I just wanted to ask, the dynamic pricing was a big theme at Analyst Day. It continues to evolve. Maybe -- what percentage of your constituent’s transactions is dynamic pricing applicable? Is it only really in the digital environment? Where do you see that evolving to? Thank you.

That’s a great question. We did talk about that. We do see also is a big advantage dynamic pricing obviously, especially we can have dynamic pricing from where we are an agent with westernunion.com, but we also have retail dynamic pricing. So dynamic pricing is always a definition thing, how dynamic are you? Are you dynamic meaningfully, are you dynamic in quarterly or are you dynamic in country-wise or corridor-wise, bank-wise? And we do that; we are almost like an airliner in many -- some corridors, I would not say we are everywhere yet, we are really learning and adapting to the customer needs, we build this customer data, our data is getting even more intelligent day-by-day to understand and we are getting more influence with FX rate, the customer needs, is it if the customer loyalty, is it the corridor, is it processing fees, is it day by -- holidays. All these things we are putting in our system, and we are coming adapting the prices constantly to the customer needs, and that’s continued to grow. It’s only the beginning. It’s a journey, and I believe being in 200 countries with that’s huge.

Operator

The next question comes from Ken Suchoski of Autonomous Research. Please go ahead.

Speaker 14

Hi. Good afternoon, Hik and Raj.

Hi, Ken.

Speaker 14

Thanks for taking my questions. Hey. I just wanted to follow-up on Ramsey’s question on Kroger, because we got this one a few times over the last couple of weeks, but that agreement shifted from an exclusive deal to a non-exclusive deal. I know most agents are below the 5% threshold. But I was curious what percentage of your total agent locations and transactions are under exclusive agreements today. And then I guess a follow-up on that is just how do you think about maintaining that share with Kroger, once Kroger brings in that second offering? Thanks a lot.

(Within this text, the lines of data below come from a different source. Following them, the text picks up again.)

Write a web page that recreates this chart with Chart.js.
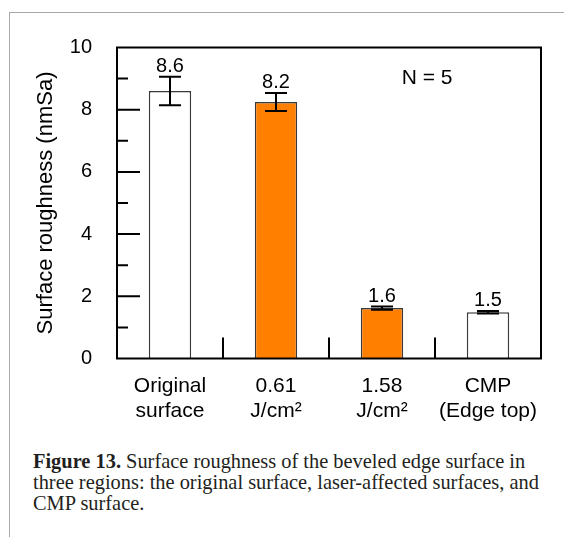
<!DOCTYPE html>
<html>
<head>
<meta charset="utf-8">
<script src="https://cdn.jsdelivr.net/npm/chart.js@4.4.1/dist/chart.umd.min.js"></script>
<style>
  html, body { margin: 0; padding: 0; background: #fff; }
  body { width: 564px; height: 537px; position: relative; overflow: hidden; }
  #frame { position: absolute; left: 9px; top: 12px; width: 600px; height: 600px;
           border-left: 1.5px solid #a8a8a8; border-top: 1.5px solid #a8a8a8; }
  #wrap { position: absolute; left: 0; top: 0; width: 564px; height: 440px; }
  #caption { position: absolute; left: 33px; top: 451px; font-family: "Liberation Serif", serif;
             font-size: 20.4px; line-height: 21px; color: #231f20; white-space: nowrap; }
</style>
</head>
<body>
<div id="frame"></div>
<div id="wrap"><canvas id="chart"></canvas></div>
<div id="caption"><b>Figure 13.</b> Surface roughness of the beveled edge surface in<br>three regions: the original surface, laser-affected surfaces, and<br>CMP surface.</div>
<script>
// data
var categories = [['Original', 'surface'], ['0.61', 'J/cm\u00b2'], ['1.58', 'J/cm\u00b2'], ['CMP', '(Edge top)']];
var roughness = [8.6, 8.25, 1.62, 1.49];
var errors = [0.46, 0.29, 0.05, 0.04];
var valueLabels = ['8.6', '8.2', '1.6', '1.5'];
var barColors = ['#ffffff', '#ff8000', '#ff8000', '#ffffff'];
var yTicks = [0, 2, 4, 6, 8, 10];
var yMinorTicks = [1, 3, 5, 7, 9];

Chart.defaults.font.family = '"Liberation Sans", Arial, sans-serif';
Chart.defaults.color = '#000';

var marks = {
  id: 'marks',
  afterDatasetsDraw: function(chart) {
    var ctx = chart.ctx, xs = chart.scales.x, ys = chart.scales.y, a = chart.chartArea;
    ctx.save();
    ctx.strokeStyle = '#000';
    ctx.fillStyle = '#000';
    ctx.lineWidth = 2;

    // error bars + value labels
    ctx.font = '20px "Liberation Sans", Arial, sans-serif';
    ctx.textAlign = 'center';
    ctx.textBaseline = 'alphabetic';
    roughness.forEach(function(v, i) {
      var x = xs.getPixelForValue(i);
      var top = ys.getPixelForValue(v + errors[i]);
      var bot = ys.getPixelForValue(v - errors[i]);
      ctx.beginPath();
      ctx.moveTo(x, top); ctx.lineTo(x, bot);
      ctx.moveTo(x - 11, top); ctx.lineTo(x + 11, top);
      ctx.moveTo(x - 11, bot); ctx.lineTo(x + 11, bot);
      ctx.stroke();
      ctx.fillText(valueLabels[i], x, top - 5);
    });

    // plot frame
    ctx.strokeRect(a.left, a.top, a.right - a.left, a.bottom - a.top);

    // inner ticks on the y axis
    ctx.beginPath();
    yTicks.concat(yMinorTicks).forEach(function(v) {
      if (v === 0 || v === 10) return;
      var y = ys.getPixelForValue(v);
      ctx.moveTo(a.left, y);
      ctx.lineTo(a.left + (v % 2 === 0 ? 23 : 11), y);
    });
    // separators between categories
    for (var i = 0; i < categories.length - 1; i++) {
      var sx = xs.getPixelForValue(i + 0.5);
      ctx.moveTo(sx, a.bottom);
      ctx.lineTo(sx, a.bottom - 21);
    }
    ctx.stroke();

    // sample count
    ctx.font = '21px "Liberation Sans", Arial, sans-serif';
    ctx.textBaseline = 'middle';
    ctx.fillText('N = 5', xs.getPixelForValue(2.425), ys.getPixelForValue(9.02));
    ctx.restore();
  }
};

new Chart(document.getElementById('chart'), {
  type: 'bar',
  data: {
    labels: categories,
    datasets: [{
      data: roughness,
      backgroundColor: barColors,
      borderColor: '#3a3a3a',
      borderWidth: 1.5,
      categoryPercentage: 1,
      barPercentage: 0.4
    }]
  },
  options: {
    responsive: true,
    maintainAspectRatio: false,
    animation: false,
    layout: { padding: { top: 47.5, right: 23, bottom: 0, left: 0 } },
    plugins: { legend: { display: false }, tooltip: { enabled: false } },
    scales: {
      x: {
        grid: { display: false, drawTicks: false },
        border: { display: false },
        ticks: { font: { size: 21, lineHeight: 1.2 }, padding: 15, maxRotation: 0, autoSkip: false },
        afterFit: function(s) { s.height = 81.5; }
      },
      y: {
        min: 0, max: 10,
        grid: { display: false, drawTicks: false },
        border: { display: false },
        ticks: { font: { size: 20 }, padding: 25 },
        afterBuildTicks: function(s) { s.ticks = yTicks.map(function(v) { return { value: v }; }); },
        title: { display: true, text: 'Surface roughness (nmSa)', font: { size: 22 }, padding: { top: 33, bottom: 0 } },
        afterFit: function(s) { s.width = 117; }
      }
    }
  },
  plugins: [marks]
});
</script>
</body>
</html>
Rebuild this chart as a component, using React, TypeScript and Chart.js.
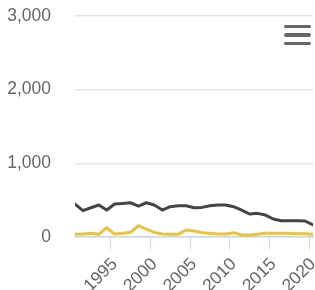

So, let me start with the second one, maintaining, that’s easy because we are winning in the market anyway. We are operating in many non-exclusive areas anyway. It’s a customer choice; that’s actually, that’s also Kroger’s intention being a customer choice, who has a better service. If you send money to real-time to an account in Bangladesh or in Vietnam, probably you will go from Kroger and send money with Western Union and continue to – if we are loyal customers to Western Union you are going to continue to use. So I am not worried about that. We are winning in the non-exclusive environment constantly, and obviously it shows also the stats currently shows that we are winning. Maybe Kroger on the top line because it’s the U.S., but once you come with me to Saudi Arabia or to UAE or to other countries, we will see you in how which environment we are operating, which is non-exclusive and customers are choosing us, the customer trusts us, and continue to trust us. So Raj do you want add?

Yeah. Just on the first part, Ken, as you said, most of our business and agents are exclusive in nature, except with our Gulf states and Russia, which has been not exclusive for a long time. We were actually a later entrant into the Gulf States. But that’s a key part of our business in the Middle East, Africa, South Asia, what that is in terms of percent of total C2C. So I would say still the vast majority of our revenues and transactions in Asia are exclusive. In Africa, for example, just as another example you actually cannot have exclusive agreements, but it doesn’t mean you can’t work with agents exclusively, right? It just depends on how you incent agents in different parts of the world. So it’s a mixture of different kinds of agreements. But ultimately, as I mentioned earlier, it really ends up being a question of economics. What are the best economics for Western Union? What kind of opportunities that we have, and that’s how we make our decisions on whether it’s something exclusive or not. It’s not about just the exclusivity really; it’s about economics ultimately.